JPY: New Prime Minister
The yen's gradual strengthening is progressing in the right direction but at a slower pace than market expectations, largely due to the ongoing expansion in the U.S. economy and the reduced likelihood of an imminent recession. A rapid yen appreciation would undermine the Bank of Japan's (BoJ) goal of achieving sustained positive inflation. BoJ Governor Kazuo Ueda recently reiterated that the bank is in no rush to raise rates and will take time to assess domestic developments, which contributed to pushing USD/JPY higher. This aligns with his previous dovish comments, indicating that upside risks to inflation are easing, reducing speculation of a rate hike at the upcoming 31 October BoJ meeting. Absent any major surprises in U.S. data, the likelihood of USD/JPY dropping below 140 in the near term appears low. Instead, with a gradual Fed recalibration and the BoJ likely tightening only in 2025, USD/JPY may rise in the short term.

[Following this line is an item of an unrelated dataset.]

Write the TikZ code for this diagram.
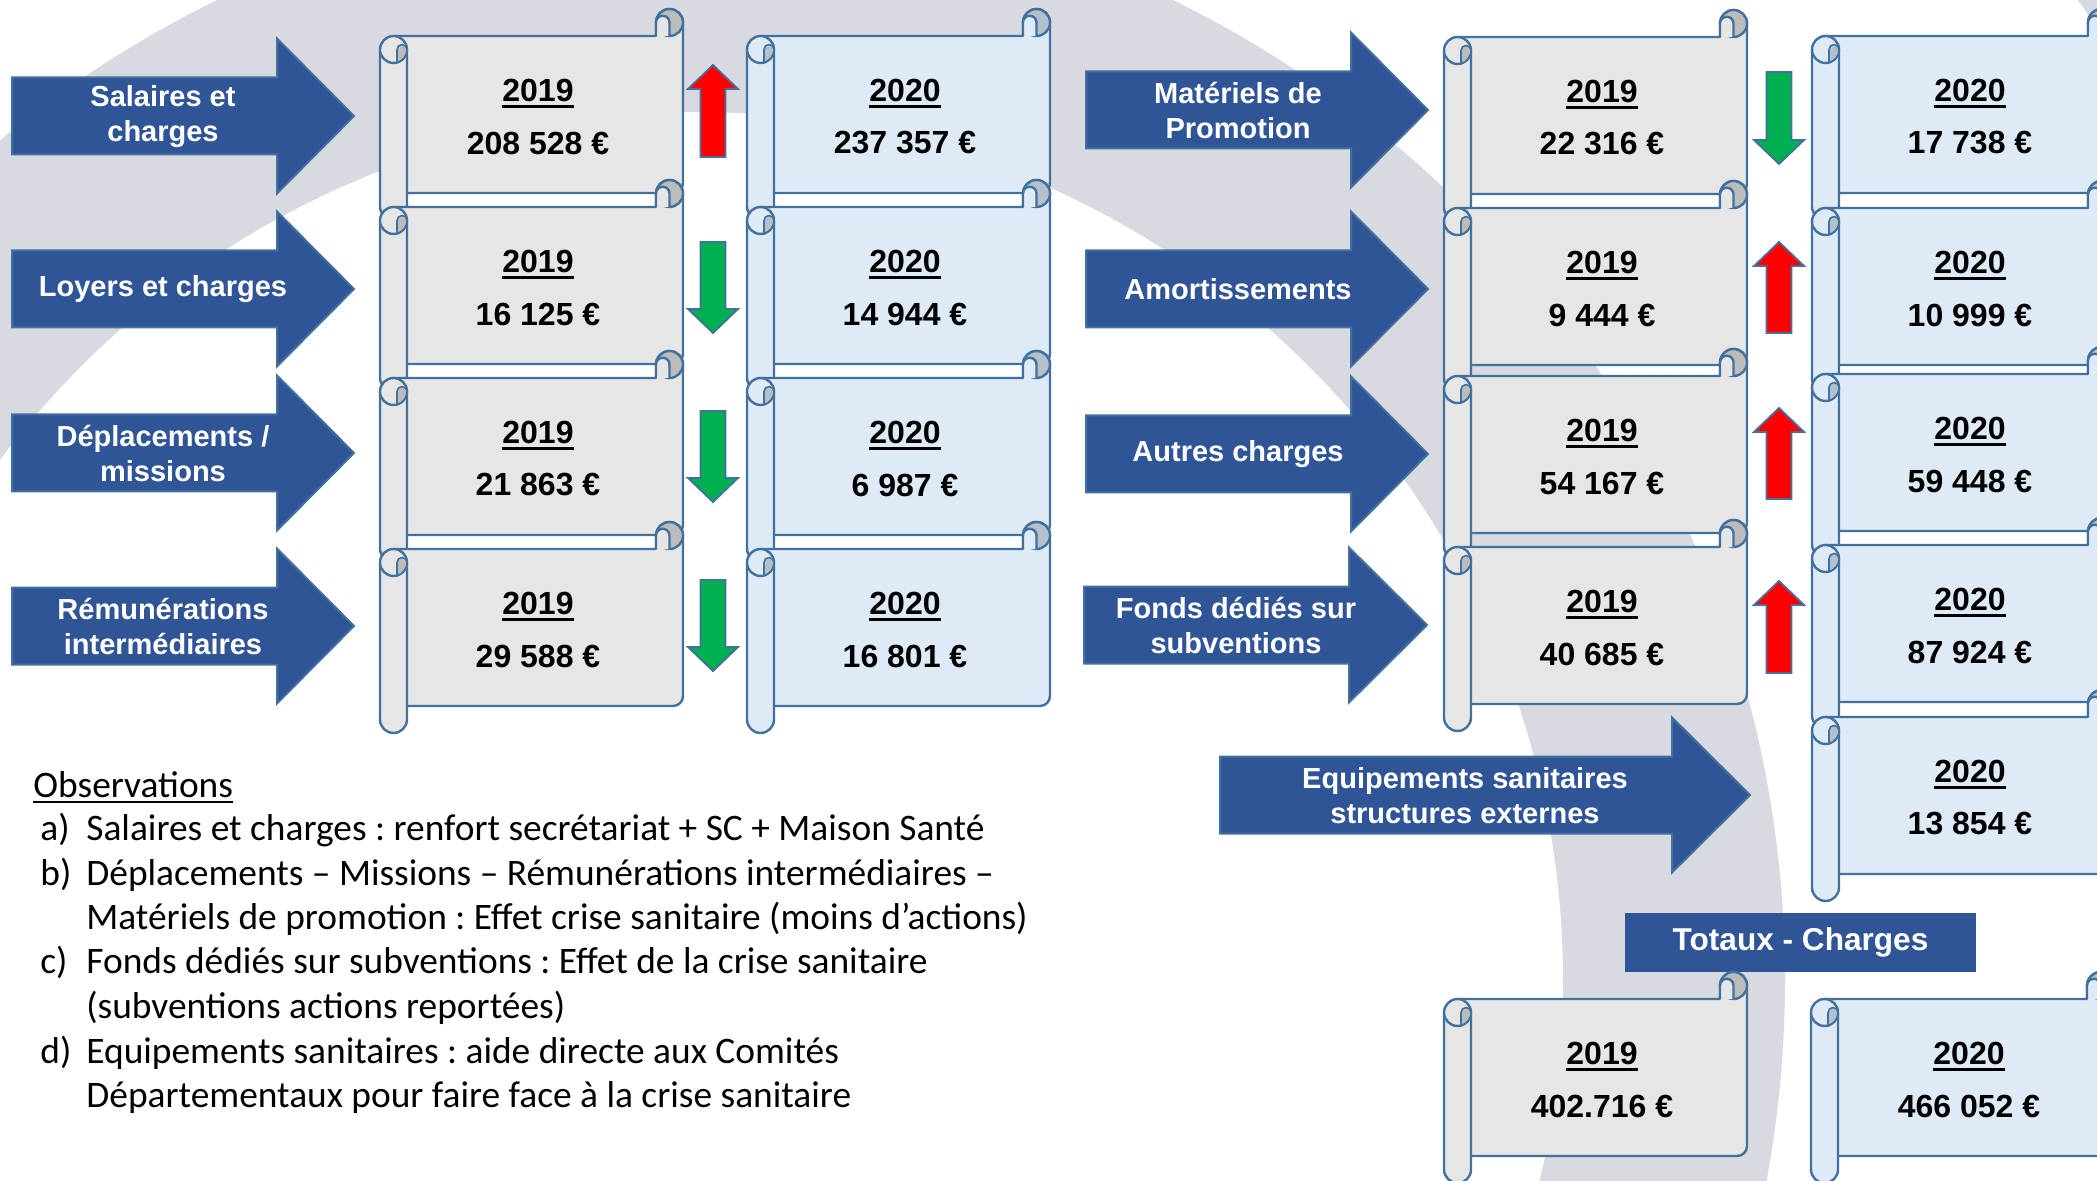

In addition, Shigeru Ishiba has won the LDP leadership race and will become Japan’s next prime minister, which is positive news for yen bulls. Ishiba, known for supporting continued BoJ rate hikes, could further bolster expectations for a stronger yen. However, given Ueda’s recent comments that a near-term hike is unlikely, the bullish momentum for the yen from this political shift may be short-lived.
Looking ahead, Japan's Tankan survey, industrial production, and retail sales data will be crucial for the yen, potentially indicating that the economy is not yet ready for further rate hikes. However, the most important driver for the yen in the coming week will be U.S. economic data, particularly labor market figures. Strong U.S. data could reduce expectations of steep Fed rate cuts, weighing on the yen. Investors should also keep an eye on U.S. presidential election opinion polls, as a surge in Kamala Harris' odds could also support a USD/JPY bounce.